Shrikhand is one of those rare desserts that’s not only yummy but virtually guilt free. The only fat here comes from the whole-milk yogurt. You could also use low-fat yogurt, but it yields less yogurt cheese and you will have to adjust the sugar accordingly.
- 4 quarts whole-milk yogurt
- 5 whole green cardamom pods
- 1 teaspoon saffron threads
- 1 cup sugar
- 3 tablespoons coarsely chopped raw pistachios
Line a large strainer with a double thickness of cheesecloth, and place the yogurt in it. Bring the ends of the cloth together and tie into a bundle. Set the strainer over a deep bowl and place in the refrigerator for 8 hours. All the whey will drip away, leaving behind thick yogurt cheese. Check occasionally to make sure the bottom of the strainer is not sitting in a pool of drained whey.
Using the side of a knife, smash the cardamom pods so that the peels loosen. With your fingers, pry out the seeds and use a mortar and pestle or a very clean spice grinder to grind them to a fine powder.

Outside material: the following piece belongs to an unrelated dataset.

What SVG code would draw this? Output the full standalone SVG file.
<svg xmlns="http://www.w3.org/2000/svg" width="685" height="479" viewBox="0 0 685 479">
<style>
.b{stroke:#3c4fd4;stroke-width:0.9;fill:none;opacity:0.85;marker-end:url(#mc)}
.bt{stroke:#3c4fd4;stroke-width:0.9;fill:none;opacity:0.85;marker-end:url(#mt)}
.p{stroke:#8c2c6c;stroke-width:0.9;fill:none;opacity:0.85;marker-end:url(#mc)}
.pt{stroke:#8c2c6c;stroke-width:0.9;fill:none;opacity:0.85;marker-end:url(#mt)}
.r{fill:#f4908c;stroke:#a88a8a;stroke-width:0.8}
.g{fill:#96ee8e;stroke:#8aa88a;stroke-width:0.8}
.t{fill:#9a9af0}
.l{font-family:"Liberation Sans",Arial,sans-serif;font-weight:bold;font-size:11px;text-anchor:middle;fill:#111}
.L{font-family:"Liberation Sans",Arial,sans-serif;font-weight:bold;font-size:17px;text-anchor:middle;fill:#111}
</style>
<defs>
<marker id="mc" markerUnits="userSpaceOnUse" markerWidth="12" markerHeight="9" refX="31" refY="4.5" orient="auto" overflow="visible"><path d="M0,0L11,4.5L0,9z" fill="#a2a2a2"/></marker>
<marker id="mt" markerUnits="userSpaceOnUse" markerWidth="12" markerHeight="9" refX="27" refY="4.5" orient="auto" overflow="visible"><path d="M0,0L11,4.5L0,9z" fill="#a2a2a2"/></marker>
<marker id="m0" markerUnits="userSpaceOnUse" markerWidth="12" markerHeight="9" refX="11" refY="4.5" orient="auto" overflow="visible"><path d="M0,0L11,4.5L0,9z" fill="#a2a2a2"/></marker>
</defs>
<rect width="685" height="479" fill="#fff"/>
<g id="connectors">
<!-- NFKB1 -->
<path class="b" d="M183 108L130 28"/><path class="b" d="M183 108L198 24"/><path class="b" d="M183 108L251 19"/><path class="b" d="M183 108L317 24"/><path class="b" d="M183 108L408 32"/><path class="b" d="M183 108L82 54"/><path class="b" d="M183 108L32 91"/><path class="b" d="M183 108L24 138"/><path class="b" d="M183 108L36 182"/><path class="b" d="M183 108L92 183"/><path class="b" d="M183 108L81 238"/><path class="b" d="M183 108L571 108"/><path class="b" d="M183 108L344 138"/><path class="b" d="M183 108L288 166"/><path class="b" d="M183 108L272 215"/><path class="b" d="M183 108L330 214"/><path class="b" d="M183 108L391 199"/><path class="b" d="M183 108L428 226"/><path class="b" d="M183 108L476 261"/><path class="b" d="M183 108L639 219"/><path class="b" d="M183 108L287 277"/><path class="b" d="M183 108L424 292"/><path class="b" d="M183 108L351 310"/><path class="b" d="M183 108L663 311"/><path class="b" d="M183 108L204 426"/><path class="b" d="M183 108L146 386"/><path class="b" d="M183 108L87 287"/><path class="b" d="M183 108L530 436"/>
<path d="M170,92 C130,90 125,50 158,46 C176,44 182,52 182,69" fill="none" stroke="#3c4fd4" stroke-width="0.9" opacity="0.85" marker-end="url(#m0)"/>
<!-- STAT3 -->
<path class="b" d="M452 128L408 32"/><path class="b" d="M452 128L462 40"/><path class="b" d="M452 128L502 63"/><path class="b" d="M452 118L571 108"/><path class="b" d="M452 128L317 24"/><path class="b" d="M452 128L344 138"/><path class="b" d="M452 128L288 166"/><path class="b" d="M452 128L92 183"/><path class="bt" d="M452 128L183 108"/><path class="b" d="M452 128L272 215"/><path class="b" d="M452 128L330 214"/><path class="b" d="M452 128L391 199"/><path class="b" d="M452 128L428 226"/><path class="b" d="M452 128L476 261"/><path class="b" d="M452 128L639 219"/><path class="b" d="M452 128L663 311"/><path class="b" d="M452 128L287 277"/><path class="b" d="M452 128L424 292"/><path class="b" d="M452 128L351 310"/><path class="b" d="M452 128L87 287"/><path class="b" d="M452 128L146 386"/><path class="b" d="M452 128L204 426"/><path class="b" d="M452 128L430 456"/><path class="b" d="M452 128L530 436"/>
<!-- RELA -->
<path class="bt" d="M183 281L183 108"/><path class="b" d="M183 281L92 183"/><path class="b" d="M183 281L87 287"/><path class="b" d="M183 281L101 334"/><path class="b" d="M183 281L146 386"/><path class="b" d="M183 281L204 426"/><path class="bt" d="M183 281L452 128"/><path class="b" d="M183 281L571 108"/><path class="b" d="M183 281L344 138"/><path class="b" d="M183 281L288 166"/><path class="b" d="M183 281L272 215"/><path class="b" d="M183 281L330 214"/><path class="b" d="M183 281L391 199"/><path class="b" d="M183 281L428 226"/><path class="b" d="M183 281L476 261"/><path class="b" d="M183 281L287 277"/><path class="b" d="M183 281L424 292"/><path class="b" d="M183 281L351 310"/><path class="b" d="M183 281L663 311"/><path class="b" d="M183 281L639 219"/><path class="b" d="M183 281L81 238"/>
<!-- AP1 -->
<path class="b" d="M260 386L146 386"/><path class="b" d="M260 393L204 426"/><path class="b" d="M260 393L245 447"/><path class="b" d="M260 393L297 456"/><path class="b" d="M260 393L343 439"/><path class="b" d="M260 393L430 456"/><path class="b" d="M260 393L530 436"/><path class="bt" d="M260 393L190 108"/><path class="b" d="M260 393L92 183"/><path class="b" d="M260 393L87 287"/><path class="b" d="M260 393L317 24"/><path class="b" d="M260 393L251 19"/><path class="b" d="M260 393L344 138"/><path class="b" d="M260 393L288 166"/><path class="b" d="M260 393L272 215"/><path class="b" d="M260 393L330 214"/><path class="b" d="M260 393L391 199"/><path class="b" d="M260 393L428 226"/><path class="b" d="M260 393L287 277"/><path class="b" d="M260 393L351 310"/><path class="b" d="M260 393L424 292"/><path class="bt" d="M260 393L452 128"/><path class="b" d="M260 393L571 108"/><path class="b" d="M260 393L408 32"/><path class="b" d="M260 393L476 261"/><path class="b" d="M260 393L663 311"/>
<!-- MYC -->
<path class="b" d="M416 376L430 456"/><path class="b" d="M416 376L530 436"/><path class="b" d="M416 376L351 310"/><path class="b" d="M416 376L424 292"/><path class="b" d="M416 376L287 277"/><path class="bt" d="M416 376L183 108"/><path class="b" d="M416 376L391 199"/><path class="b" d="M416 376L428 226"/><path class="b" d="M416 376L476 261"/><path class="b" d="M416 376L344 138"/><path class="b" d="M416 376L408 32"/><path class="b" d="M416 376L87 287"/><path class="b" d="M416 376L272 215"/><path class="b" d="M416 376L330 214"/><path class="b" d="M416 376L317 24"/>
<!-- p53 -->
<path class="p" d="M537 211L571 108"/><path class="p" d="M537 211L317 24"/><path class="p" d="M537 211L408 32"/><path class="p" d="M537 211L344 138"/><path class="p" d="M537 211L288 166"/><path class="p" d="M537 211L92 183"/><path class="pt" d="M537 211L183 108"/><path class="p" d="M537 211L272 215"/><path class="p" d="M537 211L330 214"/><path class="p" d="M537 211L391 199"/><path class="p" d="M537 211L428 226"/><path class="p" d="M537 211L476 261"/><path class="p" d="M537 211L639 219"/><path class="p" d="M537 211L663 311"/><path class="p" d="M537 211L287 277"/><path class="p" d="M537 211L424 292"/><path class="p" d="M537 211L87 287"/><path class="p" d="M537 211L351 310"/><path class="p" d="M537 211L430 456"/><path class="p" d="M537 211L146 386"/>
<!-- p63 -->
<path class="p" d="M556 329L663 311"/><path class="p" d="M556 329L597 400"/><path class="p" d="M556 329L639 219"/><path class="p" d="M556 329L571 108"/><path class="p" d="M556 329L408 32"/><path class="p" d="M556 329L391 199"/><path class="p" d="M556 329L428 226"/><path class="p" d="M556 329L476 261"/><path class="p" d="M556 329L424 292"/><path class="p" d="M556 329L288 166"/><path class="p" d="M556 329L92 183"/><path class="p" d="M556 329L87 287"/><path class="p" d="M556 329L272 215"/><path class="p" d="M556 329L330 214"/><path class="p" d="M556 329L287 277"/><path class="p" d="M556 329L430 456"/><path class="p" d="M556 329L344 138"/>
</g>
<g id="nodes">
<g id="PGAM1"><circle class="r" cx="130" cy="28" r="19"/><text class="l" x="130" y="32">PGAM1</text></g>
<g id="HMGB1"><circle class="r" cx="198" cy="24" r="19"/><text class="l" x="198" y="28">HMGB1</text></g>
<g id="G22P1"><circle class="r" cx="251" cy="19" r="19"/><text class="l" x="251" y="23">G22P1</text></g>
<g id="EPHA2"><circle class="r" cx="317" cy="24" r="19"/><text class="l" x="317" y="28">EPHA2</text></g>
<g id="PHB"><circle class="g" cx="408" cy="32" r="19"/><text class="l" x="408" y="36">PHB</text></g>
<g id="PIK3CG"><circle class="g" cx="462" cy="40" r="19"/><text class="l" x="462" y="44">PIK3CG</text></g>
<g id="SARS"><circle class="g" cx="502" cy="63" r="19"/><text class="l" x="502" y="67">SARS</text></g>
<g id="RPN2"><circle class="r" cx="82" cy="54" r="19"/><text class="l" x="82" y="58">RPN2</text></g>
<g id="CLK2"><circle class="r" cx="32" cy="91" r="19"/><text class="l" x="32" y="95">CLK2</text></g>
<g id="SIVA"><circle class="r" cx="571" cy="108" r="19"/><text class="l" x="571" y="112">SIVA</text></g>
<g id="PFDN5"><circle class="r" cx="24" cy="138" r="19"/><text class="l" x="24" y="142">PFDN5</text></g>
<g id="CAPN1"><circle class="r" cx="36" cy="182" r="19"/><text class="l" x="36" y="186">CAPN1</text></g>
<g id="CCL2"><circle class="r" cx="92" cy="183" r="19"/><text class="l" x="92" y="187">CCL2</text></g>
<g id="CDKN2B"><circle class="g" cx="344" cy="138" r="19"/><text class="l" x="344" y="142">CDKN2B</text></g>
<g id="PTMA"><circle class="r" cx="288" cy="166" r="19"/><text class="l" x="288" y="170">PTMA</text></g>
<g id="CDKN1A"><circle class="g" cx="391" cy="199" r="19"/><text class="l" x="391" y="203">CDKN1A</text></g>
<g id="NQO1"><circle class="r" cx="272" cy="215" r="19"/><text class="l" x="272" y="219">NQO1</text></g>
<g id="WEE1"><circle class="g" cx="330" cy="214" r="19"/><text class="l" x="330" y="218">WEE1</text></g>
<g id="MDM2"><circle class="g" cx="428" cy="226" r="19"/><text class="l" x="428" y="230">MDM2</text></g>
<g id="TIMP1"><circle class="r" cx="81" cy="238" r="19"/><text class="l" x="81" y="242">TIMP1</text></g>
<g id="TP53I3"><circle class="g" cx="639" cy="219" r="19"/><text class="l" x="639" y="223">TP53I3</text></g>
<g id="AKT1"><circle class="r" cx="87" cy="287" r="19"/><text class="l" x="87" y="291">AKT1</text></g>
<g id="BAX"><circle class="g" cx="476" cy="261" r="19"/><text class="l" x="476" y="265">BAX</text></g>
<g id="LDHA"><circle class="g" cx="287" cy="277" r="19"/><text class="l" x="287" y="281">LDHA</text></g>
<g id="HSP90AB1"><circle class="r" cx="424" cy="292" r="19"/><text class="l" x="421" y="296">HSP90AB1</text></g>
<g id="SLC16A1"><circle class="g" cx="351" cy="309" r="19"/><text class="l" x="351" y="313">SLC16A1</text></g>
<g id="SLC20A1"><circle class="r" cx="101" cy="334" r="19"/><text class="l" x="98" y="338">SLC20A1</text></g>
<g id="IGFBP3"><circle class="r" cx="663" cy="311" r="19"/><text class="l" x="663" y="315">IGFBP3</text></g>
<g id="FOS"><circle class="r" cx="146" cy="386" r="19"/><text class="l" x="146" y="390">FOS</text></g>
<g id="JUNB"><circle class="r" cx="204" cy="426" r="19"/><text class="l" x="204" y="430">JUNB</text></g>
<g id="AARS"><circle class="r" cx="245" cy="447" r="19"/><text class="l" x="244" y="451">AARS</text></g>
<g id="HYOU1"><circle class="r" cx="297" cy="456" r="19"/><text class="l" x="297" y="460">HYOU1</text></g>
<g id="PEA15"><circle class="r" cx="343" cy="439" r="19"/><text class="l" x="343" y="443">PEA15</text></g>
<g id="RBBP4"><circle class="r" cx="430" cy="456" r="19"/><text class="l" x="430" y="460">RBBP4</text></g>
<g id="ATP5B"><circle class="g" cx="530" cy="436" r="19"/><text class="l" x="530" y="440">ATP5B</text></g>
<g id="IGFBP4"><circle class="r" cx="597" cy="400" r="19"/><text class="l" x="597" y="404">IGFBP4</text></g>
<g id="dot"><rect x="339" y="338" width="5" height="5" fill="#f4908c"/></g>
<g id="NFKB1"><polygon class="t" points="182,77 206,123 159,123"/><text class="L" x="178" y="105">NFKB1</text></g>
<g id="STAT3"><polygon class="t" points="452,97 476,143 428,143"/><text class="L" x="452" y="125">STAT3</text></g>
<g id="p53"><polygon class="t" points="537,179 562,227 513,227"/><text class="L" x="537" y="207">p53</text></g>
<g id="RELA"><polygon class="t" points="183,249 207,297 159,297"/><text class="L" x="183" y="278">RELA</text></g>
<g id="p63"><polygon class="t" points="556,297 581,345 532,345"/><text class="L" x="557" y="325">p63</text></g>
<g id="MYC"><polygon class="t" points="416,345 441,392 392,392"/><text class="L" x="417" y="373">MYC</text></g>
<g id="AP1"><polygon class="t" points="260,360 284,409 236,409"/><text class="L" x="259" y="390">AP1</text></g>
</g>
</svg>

Heat the saffron threads in a small skillet over low heat until crisp, but be careful not to burn them. This should take less than 1 minute.
Place the yogurt cheese in a food processor. Add the sugar and pulse only until the sugar dissolves, 30 to 40 seconds. Do not overmix or the yogurt cheese will thin out too much. You do not want to whip the yogurt; shrikhand should be thick and creamy in consistency. For the perfect consistency, do what the Indians do—use a food mill with the finest disc attachment and pass the yogurt and sugar together through the mill at least 5 times to dissolve the sugar completely.
Crumble the toasted saffron over the shrikhand, fold in the pistachios and cardamom, and set aside, covered, for at least 2 hours for the flavors to blend. Serve cold or at room temperature. Shrikhand will last in the refrigerator, tightly covered in a glass dish, for 1 week.